Charged black hole surrounded by a galactic halo in de Sitter universe
R. A. Konoplya, Z. Stuchlík, A. Zhidenko
TL;DR
This work constructs analytic Einstein-Maxwell solutions for a charged black hole embedded in a general galactic halo within a de Sitter universe. The halo is modeled as an anisotropic fluid with tangential pressure and a density that vanishes at the event and cosmological horizons, with several halo profiles (Hernquist, Burkert, NFW, Taylor-Silk, Moore) embedded via a hypergeometric term in the mass function.
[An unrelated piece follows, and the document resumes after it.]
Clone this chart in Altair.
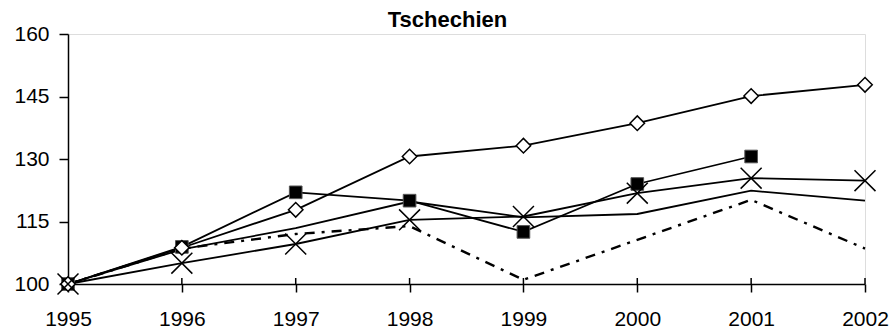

The authors compute the black-hole shadow and show that both the cosmological constant and halo matter modify the shadow radius in a way that depends on halo mass, scale, and concentration, providing a potential observational handle on halo properties and black hole charge. The framework generalizes previous neutral, asymptotically flat results and opens avenues for future work on stability, quasinormal modes, lensing, accretion, rotation, and more sophisticated halo models.
Abstract
Assuming a sufficiently general form for the matter distribution function of a galactic halo, we have derived solutions to the Einstein-Maxwell equations describing a charged black hole embedded in such a halo, while also allowing for a non-zero cosmological constant. These solutions generalize our earlier results for neutral black holes in asymptotically flat spacetime. As specific realizations of the general distribution, we consider the Hernquist, Navarro-Frenk-White, Burkert, Taylor-Silk, and Moore halo profiles, thereby capturing a broad range of astrophysically motivated scenarios.